Voltou a expor em Mato Grosso do Sul em 2018 no Sesc Cultura (Campo Grande/MS). A crítica de arte Maria Adélia Menegazzo (ABPCA/MS) escreveu sobre a Mostra: “A obra de Edson Castro, composta de desenhos, pode ser chamada de abstrata, ou de grafismo abstracionista, se levarmos em consideração o fato de que ela não aponta para coisas cujas formas poderíamos reconhecer e diante das quais sentiríamos prazer. O que são esses desenhos?” O artista, segundo ela, desafia essas questões há muito e como um Tecelão do tempo, do seu próprio tempo, oferece alternativas, indicando que há gestos, que há pensamento, que há escolhas, e que na troca incessante destes elementos reside uma obra que se constrói indefinidamente.
Mãe Cacilda – religiosidade
Mãe Cacilda era sempre lembrada nos carnavais corumbaenses
Indicada pela Câmara Municipal de Corumbá para ser homenageada no Festival América do Sul Pantanal, Mãe Cacilda foi escolhida por ser um marco da diversidade religiosa no Estado. Tema de dezenas de trabalhos acadêmicos sobre fé e turismo religioso, além de costumeiramente ser homenageada e cantada nos versos dos sambas-enredos do Carnaval corumbaense. “Cacilda é uma personalidade ímpar no sincretismo religioso de Corumbá”, nas palavras do diretor-presidente da Fundação de Cultura e Patrimônio Histórico de Corumbá, Joilson Cruz.
Nascida em 15 de novembro de 1936, em Cuiabá, na época capital de todo o Mato Grosso, Cacilda conheceu a umbanda aos 15 anos, contra a vontade da família, e se tornou praticante assídua, casando-se com um pai de santo. Em 1964, a fama começou a se espalhar com a primeira cura: fez um menino de 12 anos do interior de São Paulo, paralítico, “largar as muletas e começar a andar”.
Naquele ano Cacilda Gonçalves de Paula ganhou manchetes em todo o Brasil pelos poderes de cura. Com fama nacional, Corumbá começou a receber centenas de ônibus, carros e barcos diariamente. Peregrinos de todo lugar e classes sociais disputavam na fila alguns minutos com a curandeira, suportando o calor e as longas viagens pelo improvável. Corumbá se tornaria, depois, um dos principais centros de umbanda e candomblé do Brasil.
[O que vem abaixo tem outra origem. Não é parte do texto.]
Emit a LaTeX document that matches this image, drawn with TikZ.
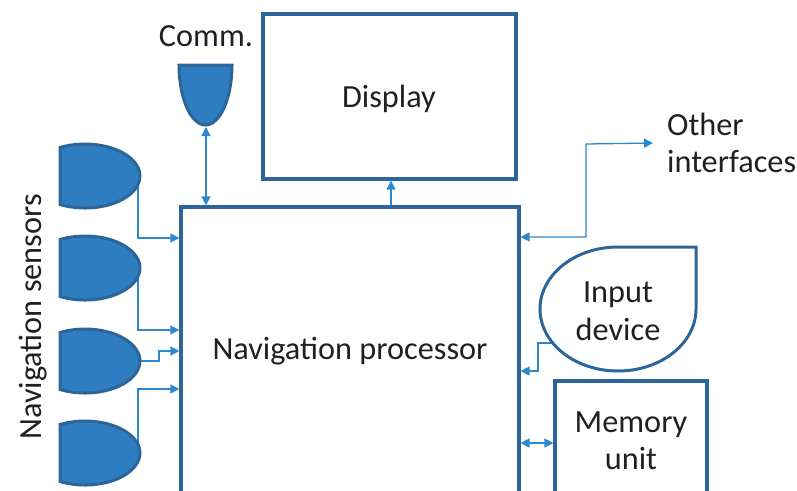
\documentclass[tikz,border=0pt]{standalone}
\usepackage{fontspec}
\setmainfont{Carlito}
\usetikzlibrary{arrows.meta}
\definecolor{edge}{HTML}{2C6699}
\definecolor{blockfill}{HTML}{2E7DC1}
\definecolor{wire}{HTML}{2B88CE}
\definecolor{ink}{HTML}{231F20}
\tikzset{
  box/.style={draw=edge, line width=3.2pt, rectangle, inner sep=0pt, text=ink},
  sensorshape/.style={draw=edge, fill=blockfill, line width=3pt},
  conn/.style={draw=wire, line width=1.3pt},
  tip/.tip={Triangle[length=9pt,width=9pt]},
  lbl/.style={text=ink, inner sep=0pt, align=center},
}
\begin{document}
\begin{tikzpicture}[x=1pt,y=1pt,font=\fontsize{32.3}{37.5}\selectfont]
\useasboundingbox (0,0) rectangle (797,-490);
\clip (0,0) rectangle (797,-490);

% main blocks
\node[box, minimum width=338, minimum height=293] (proc) at (350,-353.5) {};
\node[lbl] (proctext) at (350,-351) {Navigation processor};
\node[box, minimum width=253, minimum height=165] (disp) at (389.5,-96.5) {};
\node[lbl] (disptext) at (389,-99) {Display};
\node[box, minimum width=152, minimum height=119, align=center] (mem) at (631,-440.5) {Memory\\unit};

% labels
\node[lbl] (commlbl) at (206,-36) {Comm.};
\node[lbl, rotate=90] (senslbl) at (33,-317) {Navigation sensors};
\node[lbl, align=left, anchor=west] (other) at (667,-143) {Other\\interfaces};

% connector end points on the curved shapes
\coordinate (s1o) at (138,-185);
\coordinate (s2o) at (138,-277);
\coordinate (s3o) at (139,-361);
\coordinate (s4o) at (138,-444);
\coordinate (commtip) at (206,-127);
\coordinate (idl) at (552,-343);

% connectors
\draw[conn,-tip] (s1o) |- (proc.west |- 0,-238);
\draw[conn,-tip] (s2o) |- (proc.west |- 0,-330);
\draw[conn,-tip] (s3o) -- ++(20,0) |- (proc.west |- 0,-351);
\draw[conn,-tip] (s4o) |- (proc.west |- 0,-389);
\draw[conn,tip-tip] (commtip) -- (commtip |- proc.north);
\draw[conn,-tip] (proc.north -| 391,0) -- (disp.south -| 391,0);
\draw[conn,tip-tip] (proc.east |- 0,-237) -| (586,-144) -- ([xshift=-14pt]other.west);
\draw[conn,-tip] (idl) -- ++(-14,0) |- (proc.east |- 0,-371);
\draw[conn,tip-tip] (proc.east |- 0,-443) -- (mem.west |- 0,-443);

% navigation sensors
\foreach \c in {176,268,361,453}{
  \draw[sensorshape] (60,-\c+28.5) arc[start angle=117, end angle=-117, x radius=55, y radius=32] -- cycle;
}

% communication unit
\draw[sensorshape] (179,-65) -- (232,-65) arc[start angle=0, end angle=-180, x radius=26.5, y radius=60] -- cycle;

% input device
\draw[draw=edge, line width=3pt] (618,-247) -- (696,-247) -- (696,-309)
  arc[start angle=0, end angle=-270, x radius=78, y radius=62] -- cycle;
\node[lbl] (idev) at (618,-311) {Input\\device};
\end{tikzpicture}
\end{document}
Com mais de 70% da população local afrodescendente, de acordo com o Instituto da Mulher Negra do Pantanal, Corumbá coloca-se à frente de Salvador como referência da cultura africana. Mãe Cacilda, que morreu em 1990, continua sendo referência em religiosidade e atraindo seguidores. Sua antiga tenda, agora de alvenaria, continua instalada no mesmo local. O tempo não apagou a tinta com o nome do templo, batizado de Nossa Senhora da Conceição.
Joilson Cruz – Dança e projeto social
Criador do projeto Oficina de Dança, coreógrafo e gestor público (está presidindo a Fundação de Cultura e Patrimônio Histórico pela terceira vez), há 20 anos o corumbaense Joilson Cruz produz, fomenta e divulga a cultura da cidade. O projeto, que atualmente atende cerca de 700 alunos – de 03 a 80 anos – gratuitamente, tornou-se um ícone da arte corumbaense e sul-mato-grossense. “A arte é transformadora”, declara.
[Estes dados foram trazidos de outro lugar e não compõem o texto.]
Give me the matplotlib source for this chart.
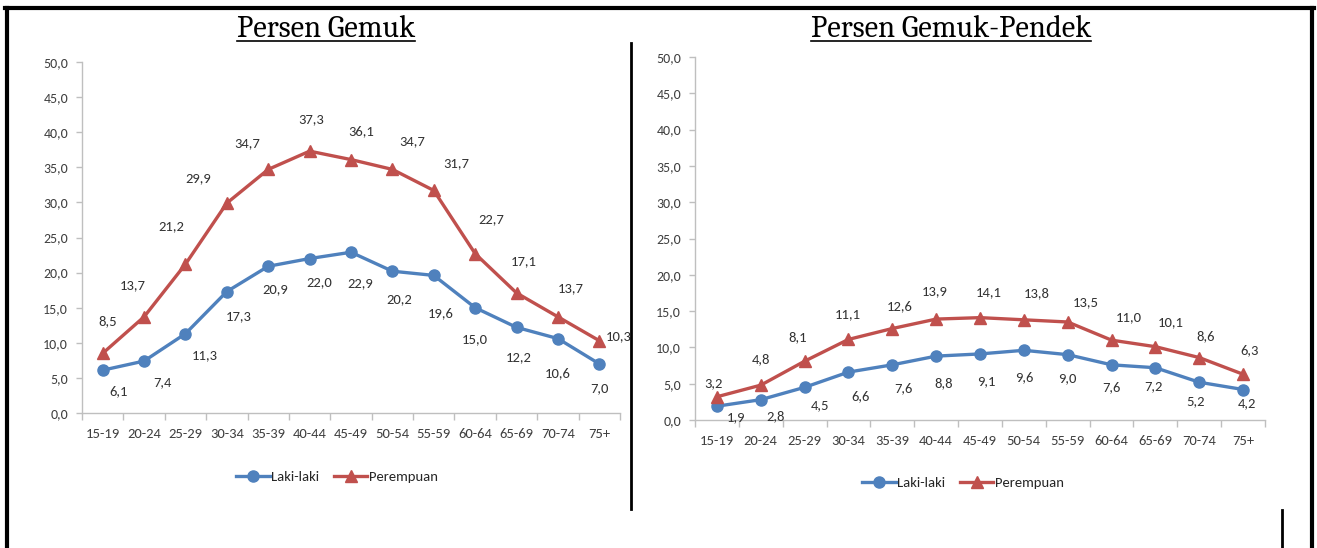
import matplotlib.pyplot as plt
from matplotlib.lines import Line2D

# kelompok umur
groups = ['15-19', '20-24', '25-29', '30-34', '35-39', '40-44', '45-49',
          '50-54', '55-59', '60-64', '65-69', '70-74', '75+']

# persen gemuk
gemuk_laki = [6.1, 7.4, 11.3, 17.3, 20.9, 22.0, 22.9, 20.2, 19.6, 15.0, 12.2, 10.6, 7.0]
gemuk_perempuan = [8.5, 13.7, 21.2, 29.9, 34.7, 37.3, 36.1, 34.7, 31.7, 22.7, 17.1, 13.7, 10.3]

# persen gemuk-pendek
pendek_laki = [1.9, 2.8, 4.5, 6.6, 7.6, 8.8, 9.1, 9.6, 9.0, 7.6, 7.2, 5.2, 4.2]
pendek_perempuan = [3.2, 4.8, 8.1, 11.1, 12.6, 13.9, 14.1, 13.8, 13.5, 11.0, 10.1, 8.6, 6.3]

yticks = [0, 5, 10, 15, 20, 25, 30, 35, 40, 45, 50]

# geser label data (piksel, x ke kanan, y ke bawah)
off_gemuk_p = [(5, -32), (-11, -32), (-14, -38), (-29, -25), (-21, -26), (2, -32), (10, -28),
               (20, -28), (22, -27), (16, -34), (7, -32), (13, -29), (19, -5)]
off_gemuk_l = [(16, 21), (18, 21), (19, 21), (12, 25), (7, 23), (10, 24), (9, 31),
               (7, 28), (7, 38), (0, 31), (2, 30), (0, 35), (0, 24)]
off_pendek_p = [(-3, -14), (0, -26), (-7, -24), (-1, -25), (7, -22), (-1, -28), (9, -25),
                (13, -27), (18, -20), (17, -23), (15, -25), (6, -21), (6, -24)]
off_pendek_l = [(19, 11), (15, 16), (15, 18), (12, 24), (11, 23), (8, 27), (6, 27),
                (0, 27), (0, 23), (0, 22), (-2, 18), (-4, 19), (4, 14)]

BLUE = '#4F81BD'
RED = '#C0504D'
W, H = 1317, 548

plt.rcParams['font.family'] = ['Carlito', 'DejaVu Sans']
plt.rcParams['font.stretch'] = 'condensed'

fig = plt.figure(figsize=(W / 100, H / 100), dpi=100)


def fmt(v):
    return f'{v:.1f}'.replace('.', ',')


def px(x, y):
    return x / W, 1 - y / H


def chart(rect, laki, perempuan, off_l, off_p, leg_pos):
    ax = fig.add_axes(rect)
    x = list(range(len(groups)))
    ax.plot(x, laki, color=BLUE, lw=2.4, marker='o', ms=8, clip_on=False,
            label='Laki-laki', zorder=3)
    ax.plot(x, perempuan, color=RED, lw=2.4, marker='^', ms=8.5, clip_on=False,
            label='Perempuan', zorder=3)
    for i, v in enumerate(laki):
        ax.annotate(fmt(v), (i, v), xytext=(off_l[i][0], -off_l[i][1]),
                    textcoords='offset pixels', ha='center', va='center',
                    fontsize=10.5, color='#333333')
    for i, v in enumerate(perempuan):
        ax.annotate(fmt(v), (i, v), xytext=(off_p[i][0], -off_p[i][1]),
                    textcoords='offset pixels', ha='center', va='center',
                    fontsize=10.5, color='#333333')

    ax.set_xlim(-0.5, len(groups) - 0.5)
    ax.set_ylim(0, 50)
    ax.set_yticks(yticks)
    ax.set_yticklabels([fmt(t) for t in yticks])
    ax.set_xticks(x)
    ax.set_xticklabels(groups)
    ax.set_xticks([i - 0.5 for i in range(len(groups) + 1)], minor=True)

    for s in ['top', 'right']:
        ax.spines[s].set_visible(False)
    for s in ['left', 'bottom']:
        ax.spines[s].set_color('#BFBFBF')
        ax.spines[s].set_linewidth(1)
    ax.tick_params(axis='y', length=4, width=1, color='#BFBFBF', pad=6,
                   labelsize=10, labelcolor='#404040')
    ax.tick_params(axis='x', which='major', length=0, pad=11,
                   labelsize=10.5, labelcolor='#404040')
    ax.tick_params(axis='x', which='minor', length=5, width=1, color='#BFBFBF')

    fig.legend(handles=ax.get_lines(), loc='center', bbox_to_anchor=px(*leg_pos),
               ncol=2, frameon=False, fontsize=10.5, handlelength=2.3,
               handletextpad=0.1, columnspacing=1.0, labelcolor='#262626')
    return ax


chart([82 / W, 1 - 413 / H, 538 / W, 351 / H], gemuk_laki, gemuk_perempuan,
      off_gemuk_l, off_gemuk_p, (337, 477))
chart([695 / W, 1 - 420 / H, 570 / W, 363 / H], pendek_laki, pendek_perempuan,
      off_pendek_l, off_pendek_p, (963, 483))

# judul bergaris bawah
fig.canvas.draw()
for cx, title in [(326, 'Persen Gemuk'), (951, 'Persen Gemuk-Pendek')]:
    t = fig.text(*px(cx, 37), title, ha='center', va='baseline', fontsize=22,
                 family=['Caladea', 'Liberation Serif'], fontstretch='normal',
                 color='black')
    fig.canvas.draw()
    bb = t.get_window_extent()
    fig.add_artist(Line2D([bb.x0 / W, bb.x1 / W], [px(0, 41)[1]] * 2,
                          color='black', lw=1.2))

# garis bingkai
frame = [((5, 8), (1314, 8), 3), ((7, 8), (7, 548), 3), ((1312, 8), (1312, 548), 3),
         ((631, 43), (631, 509), 2), ((1282, 510), (1282, 548), 2)]
for (x0, y0), (x1, y1), lw in frame:
    a, b = px(x0, y0), px(x1, y1)
    fig.add_artist(Line2D([a[0], b[0]], [a[1], b[1]], color='black', lw=lw))

fig.savefig('out.png', dpi=100)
Desde o ano de 2005 a Oficina de Dança passou a receber total apoio da Administração Municipal, ganhando um prédio maior e desta forma foi possível ampliar o número de seus atendimentos. Com inúmeros investimentos, melhorou a qualidade técnica dos 12 professores (oito deles, ex-alunos do projeto) e alunos, que passaram a participar de variados cursos, oficinas, workshops e montagens coreográficas com profissionais renomados e premiados nacionalmente (danças folclóricas, dança contemporânea, street dance, balé clássico, entre outros).
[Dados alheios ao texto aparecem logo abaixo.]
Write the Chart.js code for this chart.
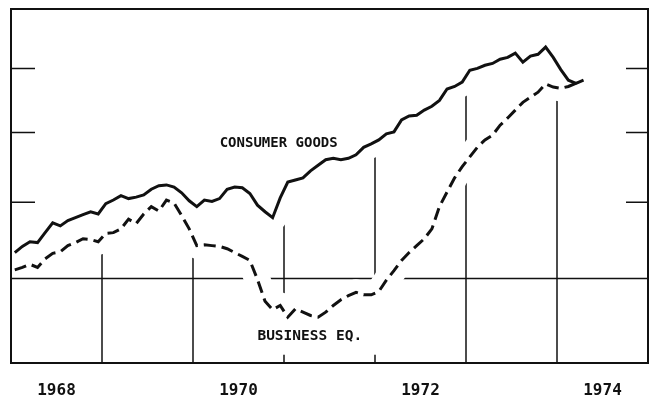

Formado em teologia e filosofia, Joilson disse que recebeu a homenagem do Festival América do Sul com muita alegria. “É o reconhecimento do nosso trabalho, sinal de que estamos no caminho certo”, justifica, lembrando que já participou quatro vezes do Festival com a sua Oficina. A mesma que recebeu inúmeras premiações no Estado e duas vezes no Festival do Folclore em Santa Catarina.